A second factor which indicates that international trade flows will slow is the fact that US consumers have increased their savings rate, meaning that they will reduce their spending on imports. According to CLSA's head of Japan research, Andreas Shuster, America's savings rate is now higher than Japan's. For their part, Asian consumers are being urged to spend more, to make up for the loss of demand from trade deficit countries in the West. But spending on imports from Western countries will not stimulate domestic demand. Spending on imports is the equivalent of exporting jobs in an environment when unemployment is soaring -- CLSA's chief strategist, Christopher Woods, estimates the jobless rate could reach 10% in Japan by the end of this year, for example.
A third factor which will turn economies inwards is fiscal stimulus. Whether the stimulus comes in the form of traditional public works, as in Japan, or combined spending on social security, health and education as well as public works, as in Western countries, such benefits, almost by definition, will stay within the domestic economy. It would be a wasteful contradiction to generate expensive jobs through what are government/taxpayer subsidies while encouraging imports. After all, imports detract from GDP figures, and maintaining GDP is what today's governments are all focused on. (This is not mercantilism, since exports have crashed anyway, as the Toyota experience testifies.)

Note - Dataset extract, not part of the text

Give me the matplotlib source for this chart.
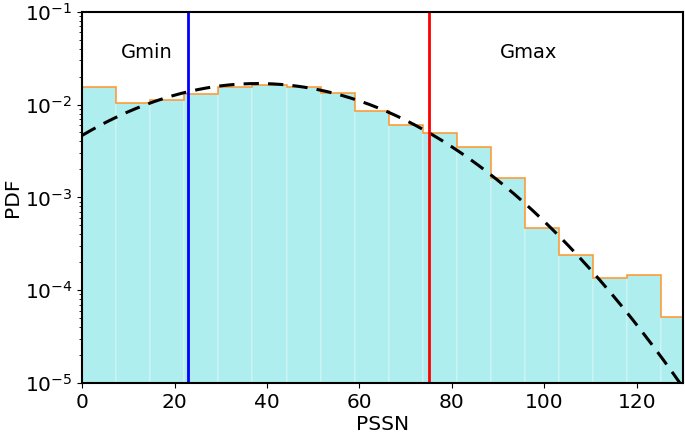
import numpy as np
import matplotlib
matplotlib.use("Agg")
import matplotlib.pyplot as plt

# Histogram data (PDF per bin)
bin_width = 7.37
bin_edges = [i * bin_width for i in range(19)]
pdf_values = [0.0156, 0.0105, 0.0113, 0.0129, 0.0155, 0.0164, 0.0156, 0.0132,
              0.0086, 0.00598, 0.00491, 0.00347, 0.00163, 4.63e-4, 2.41e-4,
              1.34e-4, 1.44e-4, 5.13e-5]

# Fitted normal distribution parameters
fit_mu = 38.0
fit_sigma = 23.7

# Thresholds
g_min = 23.0
g_max = 75.1

plt.rcParams['font.family'] = ['DejaVu Sans']
fig = plt.figure(figsize=(6.85, 4.34), dpi=100)
ax = fig.add_axes([0.12, 0.1175, 0.877, 0.8555])

lefts = bin_edges[:-1]
ax.bar(lefts, pdf_values, width=bin_width, align='edge', color='paleturquoise',
       edgecolor='white', linewidth=0.3)
ax.stairs(pdf_values, bin_edges, color='#ff8c1a', linewidth=1.2, alpha=0.85)

xs = np.linspace(0, 130, 400)
ys = np.exp(-(xs - fit_mu) ** 2 / (2 * fit_sigma ** 2)) / (np.sqrt(2 * np.pi) * fit_sigma)
ax.plot(xs, ys, 'k--', linewidth=2.2, dashes=(5, 3))

ax.axvline(g_min, color='blue', linewidth=2)
ax.axvline(g_max, color='red', linewidth=2)

ax.set_yscale('log')
ax.set_xlim(0, 130)
ax.set_ylim(1e-5, 1e-1)
ax.text(13.9, 10 ** -1.434, 'Gmin', ha='center', va='center', fontsize=14)
ax.text(96.6, 10 ** -1.434, 'Gmax', ha='center', va='center', fontsize=14)

ax.set_xlabel('PSSN', fontsize=14.5, labelpad=2)
ax.set_ylabel('PDF', fontsize=14.5, labelpad=2)
ax.tick_params(labelsize=14.5)
for s in ax.spines.values():
    s.set_linewidth(1.5)

fig.savefig('out.png', dpi=100)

A fourth factor is that people are poorer, which will diminish demand, including trade, in any case. Academic theories advocating free trade in conjunction with free markets have not yet been defeated. But there seems to be a substantial shift afoot reflected in companies re-focusing within their borders, or as in the Toyota example, combining factories and sales in one country. Clearly, free trade with free capital markets created a terrific bubble, which is now deflating with terrible consequences.